Certes, il s'agit là d'un accomplissement remarquable. D'autant plus qu'il n'y a pas si longtemps encore, de nombreux observateurs ne cachaient pas leur scepticisme, doutant fortement que ces pays soient prêts à abandonner leur monnaie nationale ou encore qu'ils soient capables de satisfaire aux critères de convergence qui leur étaient imposés.

Naturellement, le lancement de l'euro a suscité beaucoup d'intérêt au Canada et a même incité certains à avancer que nous devrions envisager des dispositions monétaires semblables à celles de l'Europe, comme prolongement de l'Accord de libre-échange nord-américain (ALENA).

Aujourd'hui, j'aimerais vous entretenir de quelques-unes des implications économiques de l'union monétaire européenne. Je tenterai ensuite d'examiner si ce concept de monnaie commune est applicable au contexte nord-américain et si le Canada devrait envisager un nouveau système monétaire inspiré du modèle européen.

La monnaie européenne commune

L'arrivée de l'euro constitue sans nul doute un événement économique que l'on peut qualifier d'historique. De fait, certains des engagements pris par les États membres de l'union monétaire sont considérables. Au début du mois, onze pays européens ont arrêté des parités définitives pour leur taux de change, adopté une monnaie commune et cédé la conduite de leur politique monétaire interne à un organe supranational — la Banque centrale européenne (BCE). Dans une certaine mesure, les banques centrales nationales de ces pays sont comparables aux banques régionales de la Réserve fédérale des États-Unis.

Pour bien comprendre comment pareil bouleversement des dispositions monétaires en Europe a pu se produire, il est important de se rappeler que le processus de changement était mû par de puissantes forces politiques, qui l'ont soutenu et nourri au fil des ans. On pourrait certainement penser que s'il s'était agi d'une initiative purement économique, elle n'aurait probablement pas abouti. Le mouvement est né essentiellement de la conviction qu'une plus grande intégration économique favoriserait une réconciliation durable entre les différents pays européens et, partant, la paix et la stabilité. Dans cette perspective, la création d'une monnaie commune rendrait beaucoup plus difficile tout retour en arrière.

L'histoire de l'adoption de l'euro, qui débute au lendemain de la Seconde Guerre mondiale, est fascinante. Je n'évoquerai pas ici chacune des phases qui ont mené au lancement de l'euro; je me contenterai de qualifier ce processus de remarquable exploit, du point de vue tant politique qu'administratif et technique.

Imaginez les moyens logistiques qu'il a fallu déployer pour qu'il soit possible, durant la première fin de semaine de 1999, de transposer en euros les valeurs exprimées en marks allemands, en francs français, en lires italiennes, et ainsi de suite.

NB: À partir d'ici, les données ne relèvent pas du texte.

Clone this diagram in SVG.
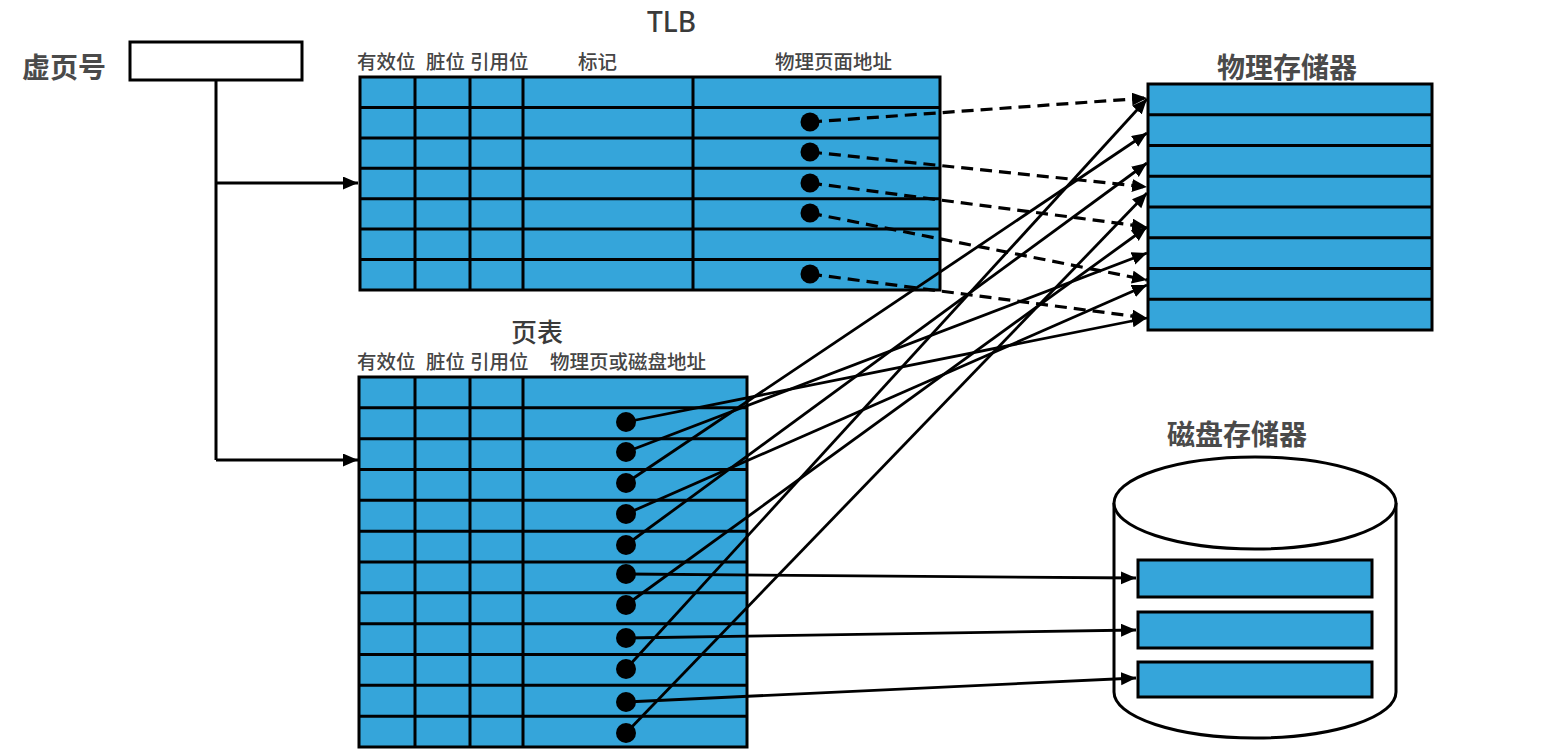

Et cette conversion semble s'être déroulée sans incident majeur.

Toutefois, le processus de conversion n'est pas encore complètement achevé puisque les billets et pièces de monnaie libellés en euros ne seront mis en circulation qu'en janvier 2002. Seuls les marchés financiers sont tenus pour le moment de mener leurs opérations en euro, l'utilisation de cette monnaie restant facultative dans tous les autres cas, et ce, pour les trois prochaines années. On peut toutefois déjà régler en euros les achats faits par chèque, carte de crédit ou de débit ou chèque de voyage. Les entreprises peuvent tenir leur comptabilité en euros et payer leurs employés dans cette monnaie. Mais, dans l'ensemble, la plupart des Européens ne devraient pas voir maintenant de changements majeurs dans leur vie quotidienne, si ce n'est que les prix affichés en magasin pourront désormais être exprimés à la fois en ancienne monnaie nationale et en euros.

Ce qui importe toutefois, c'est que les cours des monnaies des États membres de l'Union économique et monétaire sont fixés irrévocablement par rapport à l'euro et les uns par rapport aux autres. En ce sens, les monnaies nationales ne sont plus maintenant que des unités de mesure des prix et des subdivisions temporaires de l'euro. De la même façon que le dollar canadien se compose de 100 cents, on peut dire qu'un euro se compose temporairement de 6,56 francs français ou de 1,96 mark allemand.

Quelles sont les implications économiques de l'avènement de l'euro?

Quels sont les enjeux de la monnaie commune pour les onze États membres de l'Union?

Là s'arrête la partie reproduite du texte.